Dengan adanya indikasi korupsi tersebut, Erick berjanji akan terus mengejar pihak-pihak yang telah merugikan perusahaan dan menyelesaikan secara hukum. “Kami akan kejar siapa pun yang merugikan, karena ini kembali bukannya kami ingin menyalahkan, tapi penegakan hukum kepada bisnis proses yang salah harus perbaiki," tuturnya.
3. Dirut KRAS tanggapi isu korupsi perseroan
Sementara itu, Direktur Utama Krakatau Steel Silmy Karim menanggapi pernyataan terkait adanya indikasi korupsi di tubuh perseroan. Menurutnya, tren peningkatan utang dimulai di tahun 2011 sampai dengan 2018. Akumulasi utang mencapai Rp31 triliun disebabkan beberapa hal, salah satunya adalah pengeluaran investasi yang belum menghasilkan sesuai dengan rencana.
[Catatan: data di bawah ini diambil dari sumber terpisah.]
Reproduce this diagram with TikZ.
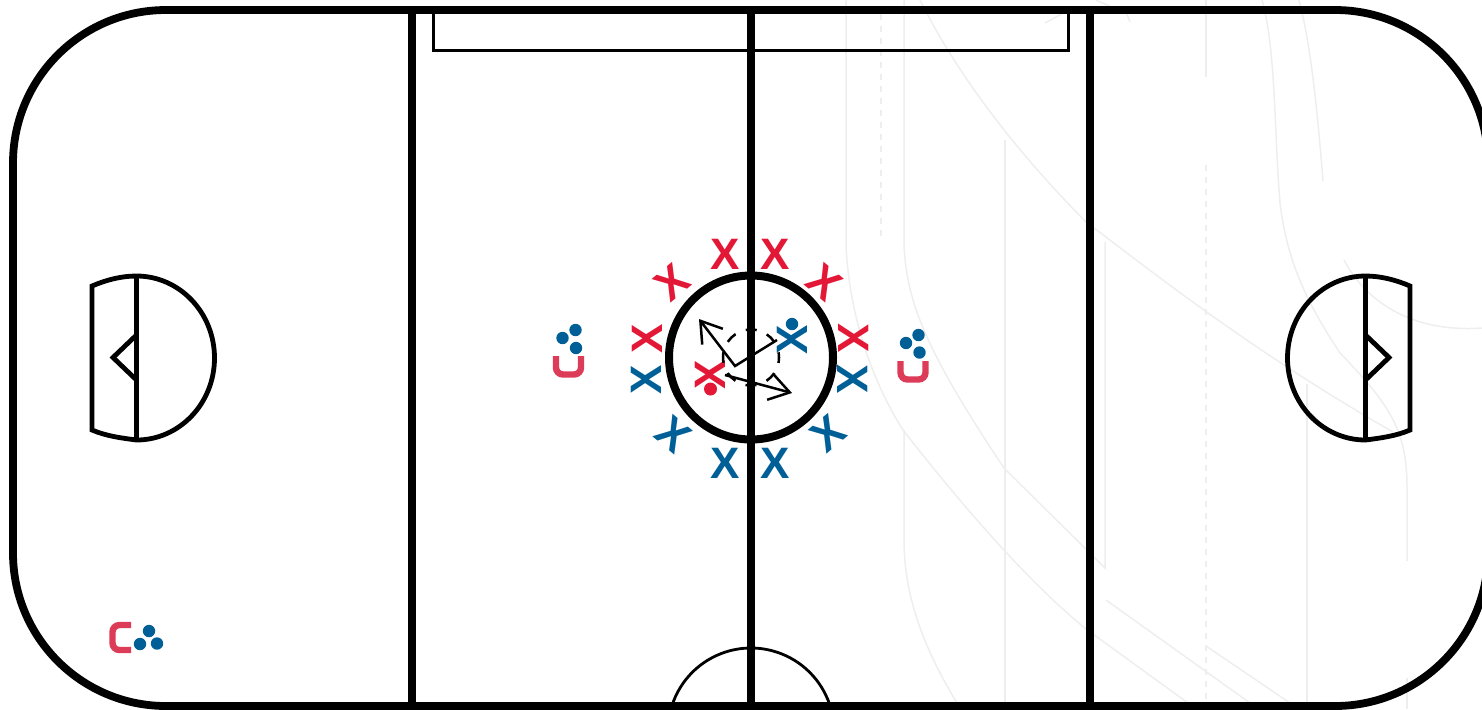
\documentclass[tikz,border=0pt]{standalone}
\usepackage{xcolor}
\usepackage{fontspec}
\usepackage{tikz}
\usetikzlibrary{arrows.meta}
\setmainfont{Liberation Sans}
\definecolor{teamred}{RGB}{227,24,55}
\definecolor{teamblue}{RGB}{0,95,150}
\definecolor{coachred}{RGB}{221,60,88}
\definecolor{ghostline}{RGB}{238,238,238}

\begin{document}
\begin{tikzpicture}[
  x=0.5pt, y=-0.5pt,
  ghost/.style={draw=ghostline, line width=0.75pt},
  ghostdash/.style={ghost, dash pattern=on 3pt off 3pt},
  wall/.style={draw=black, line width=3.9pt},
  crease/.style={draw=black, line width=2.4pt, line join=miter},
  thin line/.style={draw=black, line width=1.4pt},
  xmark/.style={font=\bfseries\fontsize{22}{22}\selectfont, inner sep=0pt, text height=15.7pt, text depth=0pt},
  ball/.style={circle, fill=teamblue, minimum size=6.2pt, inner sep=0pt},
  coach/.style={draw=coachred, line width=3.2pt, rounded corners=3.5pt},
  pass/.style={draw=black, line width=1.25pt, -{Straight Barb[length=10pt,width=13pt]}}
]
\useasboundingbox (0,0) rectangle (1482,709);

% faint lines behind the rink
\draw[ghost] (846,0) -- (846,244) .. controls (848,300) and (865,370) .. (903,430) .. controls (950,490) and (1020,575) .. (1086,629) -- (1188,703);
\draw[ghost] (904,0) -- (904,244) .. controls (906,300) and (925,350) .. (1004,468) -- (1105,568) -- (1105,242);
\draw[ghost] (904,430) -- (904,543) .. controls (905,600) and (925,650) .. (957,703);
\draw[ghost] (920,0) .. controls (950,60) and (1000,135) .. (1086,222) .. controls (1150,270) and (1250,350) .. (1393,432);
\draw[ghost] (1005,140) -- (1005,709);
\draw[ghostdash] (881,14) -- (881,240);
\draw[ghost] (1206,0) -- (1206,77);
\draw[ghostdash] (1206,165) -- (1206,709);
\draw[ghost] (1307,384) -- (1307,709);
\draw[ghost] (1262,0) .. controls (1276,50) and (1274,130) .. (1280,203) .. controls (1287,260) and (1305,300) .. (1340,353) .. controls (1390,405) and (1407,430) .. (1407,488) -- (1407,561);
\draw[ghost] (1299,0) .. controls (1312,50) and (1318,120) .. (1323,181);
\draw[ghost] (1344,260) .. controls (1365,300) and (1410,333) .. (1482,328);
\draw[ghost] (1106,600) -- (1250,703);
\draw[ghost] (1206,646) -- (1290,703);
\draw[ghost] (1407,678) -- (1407,709);
\draw[ghost] (1045,23) -- (1067,11);
\draw[ghost] (1096,0) -- (1127,14) -- (1130,22);

% rink
\draw[thin line] (433.5,10) -- (433.5,50.5) -- (1068.5,50.5) -- (1068.5,10);
\draw[thin line] (751,731) ++(-161.8:83) arc[start angle=-161.8, end angle=-18.2, radius=83];
\draw[wall] (412,10) -- (412,706);
\draw[wall] (751,10) -- (751,706);
\draw[wall] (1090,10) -- (1090,706);
\draw[wall, rounded corners=76.5pt] (13,10) rectangle (1488,706);
\draw[draw=black, line width=4pt] (751,357.5) circle[radius=82];

% left crease
\draw[crease] (92,430) -- (92,286) .. controls (106,280) and (121,276) .. (136.5,276) arc[start angle=-90, end angle=90, x radius=78, y radius=82] .. controls (121,438) and (106,436) .. (92,430) -- cycle;
\draw[crease] (136.5,276) -- (136.5,440);
\draw[crease] (136.5,335) -- (113,357.5) -- (136.5,380);
% right crease
\draw[crease] (1410,430) -- (1410,286) .. controls (1396,280) and (1381,276) .. (1365.5,276) arc[start angle=-90, end angle=-270, x radius=78, y radius=82] .. controls (1381,438) and (1396,436) .. (1410,430) -- cycle;
\draw[crease] (1365.5,276) -- (1365.5,440);
\draw[crease] (1365.5,335) -- (1389,357.5) -- (1365.5,380);

% players round the circle
\node[xmark, text=teamred]            (redtl)  at (725,254) {X};
\node[xmark, text=teamred]            (redtr)  at (775,254) {X};
\node[xmark, text=teamred, rotate=40]  (redul)  at (672,282) {X};
\node[xmark, text=teamred, rotate=-40] (redur)  at (825,282) {X};
\node[xmark, text=teamred, rotate=90]  (redl)   at (647,339) {X};
\node[xmark, text=teamred, rotate=-90] (redr)   at (854,338) {X};
\node[xmark, text=teamblue, rotate=90]  (bluel)  at (646,380) {X};
\node[xmark, text=teamblue, rotate=-90] (bluer)  at (853,379) {X};
\node[xmark, text=teamblue, rotate=-40] (bluell) at (674,434) {X};
\node[xmark, text=teamblue, rotate=40]  (bluelr) at (828,433) {X};
\node[xmark, text=teamblue]            (bluebl) at (725,463) {X};
\node[xmark, text=teamblue]            (bluebr) at (775,463) {X};

% players in the circle
\node[xmark, text=teamred, rotate=90]   (redin)  at (710,375) {X};
\node[circle, fill=teamred, minimum size=6.5pt, inner sep=0pt] (reddot) at (710.5,389) {};
\node[xmark, text=teamblue, rotate=90]  (bluein) at (792,340) {X};
\node[ball] (bluedot) at (792,324) {};

% passes
\coordinate (pivot) at (735,366);
\coordinate (passa) at (777,340);
\coordinate (tipa)  at (699,319);
\coordinate (passb) at (725,375);
\coordinate (tipb)  at (792,393);
\draw[black, line width=1.25pt, dash pattern=on 5.5pt off 5.5pt, dash phase=2.75pt] (751,357.5) circle[radius=28];
\draw[pass] (passa) -- (pivot) -- (tipa);
\draw[pass] (passb) -- (tipb);

% coaches with balls
\draw[coach] (556,356) -- (556,374.5) -- (581,374.5) -- (581,356);
\node[ball] (balla) at (575.5,330) {};
\node[ball] (ballb) at (562.5,338) {};
\node[ball] (ballc) at (576,348) {};
\draw[coach] (900.5,361) -- (900.5,379.5) -- (925.5,379.5) -- (925.5,361);
\node[ball] (balld) at (918.5,335) {};
\node[ball] (balle) at (906,343) {};
\node[ball] (ballf) at (919.5,352.5) {};
\draw[coach] (131,625) -- (112.5,625) -- (112.5,650) -- (131,650);
\node[ball] (ballg) at (149,631) {};
\node[ball] (ballh) at (140,644) {};
\node[ball] (balli) at (157,643.5) {};

\end{tikzpicture}
\end{document}
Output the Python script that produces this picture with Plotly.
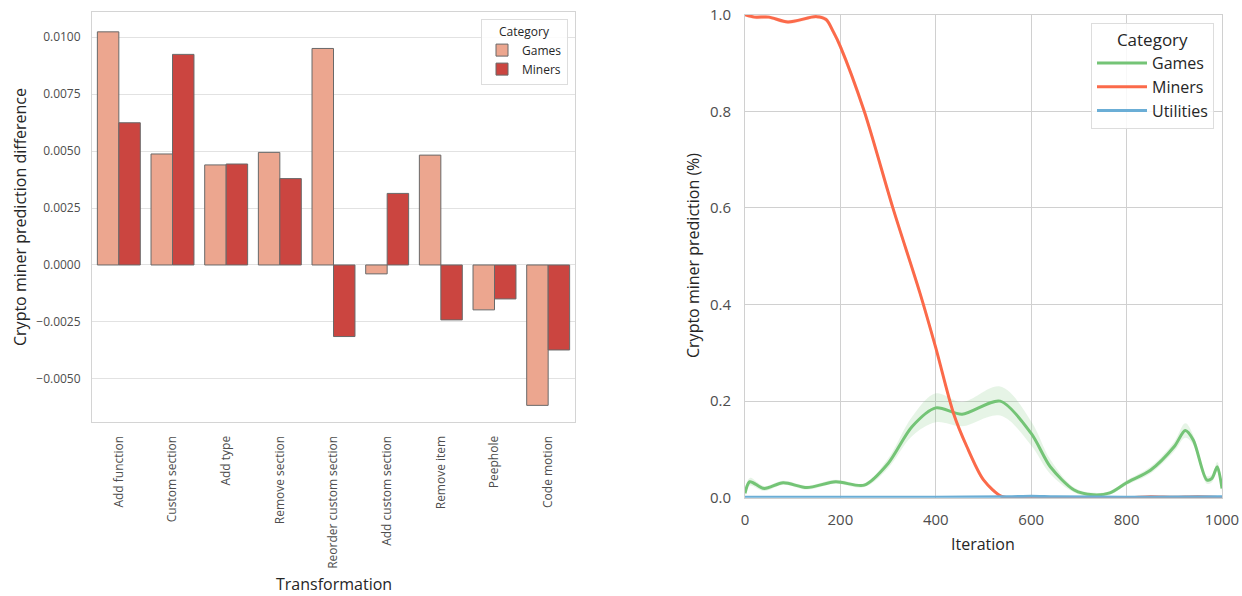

Manajemen baru KRAS berhasil melakukan restrukturisasi utang pada bulan Januari 2020 sehingga beban cicilan dan bunga menjadi lebih ringan guna memperbaiki kinerja keuangan.
“Proyek blast furnace diinisiasi pada tahun 2008 dan memasuki masa konstruksi pada tahun 2012, jauh sebelum saya bergabung di Krakatau Steel pada akhir tahun 2018. Manajemen saat ini sudah mendapatkan solusi agar fasilitas atau pabrik yang tadinya mangkrak bisa jadi produktif,” kata dia, Rabu (29/9).
Silmy mengatakan, pihaknya saat ini telah memiliki dua calon mitra strategis untuk bekerja sama dalam proyek blast furnace. Bahkan, satu calon sudah menandatangani Memorandum of Agreement (MOA) dengan Krakatau Steel. Kemudian, calon mitra lainnya, sudah menyampaikan surat minat untuk bekerja sama dalam hal blast furnace.
“Artinya sudah ada solusi atas proyek Blast Furnace. Kita targetkan Kuartal 3 2022 akan dioperasikan,” ujar Silmy.